Embora a premissa em si se sustente numa conveniência narrativa, uma
ligeira forçada de barra que logo é absorvida diante do elogiável
desenvolvimento do roteiro, o grande trunfo de Um Contratempo fica pelo esmero
de Oriol Paulo na manipulação das perspectivas. A partir de diálogos ágeis e
situações naturalmente tensas, o diretor é perspicaz ao dar voz a todos os
personagens, ao esmiuçar o crime sob diversos pontos de vista, enchendo a tela
de ritmo ao mostrar que uma história sempre tem dois lados. E que nem sempre
eles são totalmente verdadeiros. Sem precisar apelar para as pistas falsas ou
para exageros, ele acerta ao realçar não só o aspecto mais efêmero de uma
investigação, como também os pontos frágeis dos discursos dos personagens,
reforçando o clima de mistério em torno deles e consequentemente do longa como
um todo. Sem querer revelar muito, Paulo é astuto ao concentrar a trama na
complexa interação entre o acusado e a sua defensora, uma relação recheada de
nuances judiciais\pessoais que cresce consistentemente até o extraordinário
clímax. Um arco intrigante potencializado pelas intensas performances da dupla
Mario Casas e Ana Wagener. Na pele de um homem persuasivo, mas inseguro em quem
confiar, o primeiro entrega um personagem sólido e inteligente, uma figura
multifacetada disposta a tudo para se livrar desta denúncia.
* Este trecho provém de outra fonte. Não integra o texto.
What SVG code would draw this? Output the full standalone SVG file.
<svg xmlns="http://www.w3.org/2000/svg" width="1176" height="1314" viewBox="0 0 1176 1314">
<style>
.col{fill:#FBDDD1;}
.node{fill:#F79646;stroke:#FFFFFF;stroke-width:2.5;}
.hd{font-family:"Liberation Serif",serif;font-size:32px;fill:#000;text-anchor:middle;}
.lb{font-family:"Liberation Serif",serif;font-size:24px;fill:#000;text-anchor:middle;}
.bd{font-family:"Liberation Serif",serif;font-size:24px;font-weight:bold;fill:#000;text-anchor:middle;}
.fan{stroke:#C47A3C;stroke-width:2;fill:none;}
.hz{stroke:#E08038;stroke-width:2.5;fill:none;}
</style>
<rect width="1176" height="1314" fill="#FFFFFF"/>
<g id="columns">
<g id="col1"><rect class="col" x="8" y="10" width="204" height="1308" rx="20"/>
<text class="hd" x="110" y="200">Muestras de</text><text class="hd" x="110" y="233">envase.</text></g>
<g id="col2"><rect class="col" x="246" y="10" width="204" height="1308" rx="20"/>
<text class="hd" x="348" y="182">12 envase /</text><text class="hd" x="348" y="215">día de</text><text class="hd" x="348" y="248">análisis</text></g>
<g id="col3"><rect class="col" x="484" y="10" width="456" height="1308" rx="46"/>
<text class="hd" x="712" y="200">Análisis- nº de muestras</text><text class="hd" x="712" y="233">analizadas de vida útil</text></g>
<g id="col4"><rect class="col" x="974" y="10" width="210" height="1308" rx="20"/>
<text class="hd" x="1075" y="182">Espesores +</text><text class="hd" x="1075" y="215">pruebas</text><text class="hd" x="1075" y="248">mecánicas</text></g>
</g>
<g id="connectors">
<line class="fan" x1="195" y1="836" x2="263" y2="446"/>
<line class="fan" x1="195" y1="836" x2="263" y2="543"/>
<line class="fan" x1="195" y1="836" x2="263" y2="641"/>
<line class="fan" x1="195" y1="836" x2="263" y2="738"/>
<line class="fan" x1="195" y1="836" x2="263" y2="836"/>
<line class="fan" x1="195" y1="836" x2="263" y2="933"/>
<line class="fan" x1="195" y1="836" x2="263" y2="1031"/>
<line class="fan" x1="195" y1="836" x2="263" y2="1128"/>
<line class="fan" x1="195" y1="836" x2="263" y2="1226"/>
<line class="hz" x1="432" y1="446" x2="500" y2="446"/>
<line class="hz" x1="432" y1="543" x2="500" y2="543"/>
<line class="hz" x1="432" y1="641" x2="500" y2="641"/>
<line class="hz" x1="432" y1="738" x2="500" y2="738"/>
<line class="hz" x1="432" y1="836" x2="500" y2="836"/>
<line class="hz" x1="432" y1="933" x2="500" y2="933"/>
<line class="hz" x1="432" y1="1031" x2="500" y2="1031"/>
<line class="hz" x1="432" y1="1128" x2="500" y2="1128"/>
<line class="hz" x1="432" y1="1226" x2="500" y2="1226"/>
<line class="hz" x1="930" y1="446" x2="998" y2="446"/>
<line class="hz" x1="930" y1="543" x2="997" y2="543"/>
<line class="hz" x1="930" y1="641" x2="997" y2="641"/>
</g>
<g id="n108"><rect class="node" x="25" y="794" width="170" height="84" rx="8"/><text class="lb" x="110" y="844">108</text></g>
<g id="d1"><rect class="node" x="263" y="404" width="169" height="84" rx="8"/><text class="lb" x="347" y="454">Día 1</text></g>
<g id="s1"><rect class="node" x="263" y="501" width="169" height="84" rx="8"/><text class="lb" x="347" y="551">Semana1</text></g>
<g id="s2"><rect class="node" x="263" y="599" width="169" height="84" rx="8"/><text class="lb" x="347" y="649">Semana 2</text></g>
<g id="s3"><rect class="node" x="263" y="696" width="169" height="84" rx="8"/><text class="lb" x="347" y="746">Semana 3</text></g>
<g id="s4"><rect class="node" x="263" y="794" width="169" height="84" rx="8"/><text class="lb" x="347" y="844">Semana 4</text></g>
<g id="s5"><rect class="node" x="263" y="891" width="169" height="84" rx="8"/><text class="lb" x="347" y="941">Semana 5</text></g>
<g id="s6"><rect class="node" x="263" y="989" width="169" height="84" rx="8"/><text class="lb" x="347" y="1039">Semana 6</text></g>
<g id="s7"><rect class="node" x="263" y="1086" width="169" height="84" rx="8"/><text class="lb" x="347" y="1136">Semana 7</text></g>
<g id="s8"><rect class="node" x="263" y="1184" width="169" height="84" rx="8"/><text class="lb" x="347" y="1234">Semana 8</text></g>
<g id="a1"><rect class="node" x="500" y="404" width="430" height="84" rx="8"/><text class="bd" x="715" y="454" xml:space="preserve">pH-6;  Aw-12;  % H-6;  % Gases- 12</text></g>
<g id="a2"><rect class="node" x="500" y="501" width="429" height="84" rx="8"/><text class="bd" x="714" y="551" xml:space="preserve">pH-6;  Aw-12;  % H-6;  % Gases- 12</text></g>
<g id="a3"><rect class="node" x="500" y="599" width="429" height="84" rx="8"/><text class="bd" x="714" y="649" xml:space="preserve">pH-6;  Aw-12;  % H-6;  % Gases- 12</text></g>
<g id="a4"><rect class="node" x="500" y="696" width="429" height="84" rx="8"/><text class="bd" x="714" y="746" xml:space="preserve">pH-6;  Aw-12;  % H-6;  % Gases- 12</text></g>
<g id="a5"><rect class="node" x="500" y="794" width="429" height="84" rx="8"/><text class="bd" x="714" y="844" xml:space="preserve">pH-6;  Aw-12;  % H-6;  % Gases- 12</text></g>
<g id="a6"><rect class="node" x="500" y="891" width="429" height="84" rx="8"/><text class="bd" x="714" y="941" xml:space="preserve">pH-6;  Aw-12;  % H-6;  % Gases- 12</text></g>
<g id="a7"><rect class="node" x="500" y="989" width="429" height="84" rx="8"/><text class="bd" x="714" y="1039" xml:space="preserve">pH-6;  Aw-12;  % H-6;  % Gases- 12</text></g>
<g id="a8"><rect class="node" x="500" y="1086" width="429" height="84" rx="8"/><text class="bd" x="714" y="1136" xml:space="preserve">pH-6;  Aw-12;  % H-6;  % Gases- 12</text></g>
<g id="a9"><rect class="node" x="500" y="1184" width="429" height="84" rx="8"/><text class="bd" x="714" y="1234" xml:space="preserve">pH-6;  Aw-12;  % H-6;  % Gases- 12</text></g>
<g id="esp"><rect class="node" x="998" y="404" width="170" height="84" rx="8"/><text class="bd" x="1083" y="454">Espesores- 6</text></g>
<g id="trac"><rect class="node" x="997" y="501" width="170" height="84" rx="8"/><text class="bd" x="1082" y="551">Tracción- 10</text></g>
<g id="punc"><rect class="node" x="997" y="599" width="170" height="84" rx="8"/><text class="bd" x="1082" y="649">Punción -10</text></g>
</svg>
Já a segunda nos
presenteia com um trabalho espetacular, uma advogada dividida entre a lógica e
a humanidade, entre o trabalho e a verdade.
E como se não bastasse o perfeito encaixe do roteiro, os tão recorrentes furos, aqui, são praticamente inexistentes, Um Contratempo é também um filme brilhantemente dirigido. Assim como no seu último grande trabalho, o já elogiado El Cuerpo, Oriol Paulo capricha na construção da atmosfera, um clima frio e elegante que casa perfeitamente com a proposta da trama. Impulsionado pela azulada fotografia minimalista de Xavi Giménez (O Operário), o realizador espanhol esbanja categoria ao capturar o aspecto mais luxuoso da história, ao explorar elementos como o jogo de poder e a sensação de impunidade que permeia a trama, um cenário 'clean' que parece pensado para enfatizar as atitudes dos personagens. Além disso, Paulo é particularmente cuidadoso ao traduzir a expressão dos seus comandados, o desconforto físico deles diante da situação, uma abordagem íntima potencializada pela suavidade clássica com que ele transita entre os planos médios e os fechados. Quando necessário, porém, o diretor capricha também nas sequências mais nervosas, "aquecendo" o longa ao reduzir cada vez mais o escopo da trama, ao se prender no tempo presente, na insinuante interação entre acusado e defensora. O resultado é um clímax milimetricamente orquestrado, um desfecho memorável e realmente audacioso. Contando ainda com a soberba atuação de José Coronado, excelente na pele de um pai em busca de respostas, Um Contratempo nos coloca no centro de uma envolvente investigação num suspense imersivo e recompensador. Embora não seja um filme livre de falhas, a sequência do acidente, por exemplo, destoa do restante do material apresentado, Oriol Paulo exibe o seu faro apurado para o gênero ao investir numa história que nunca soa previsível, nem tão pouco frouxa, um longa maduro que insiste em nos instigar.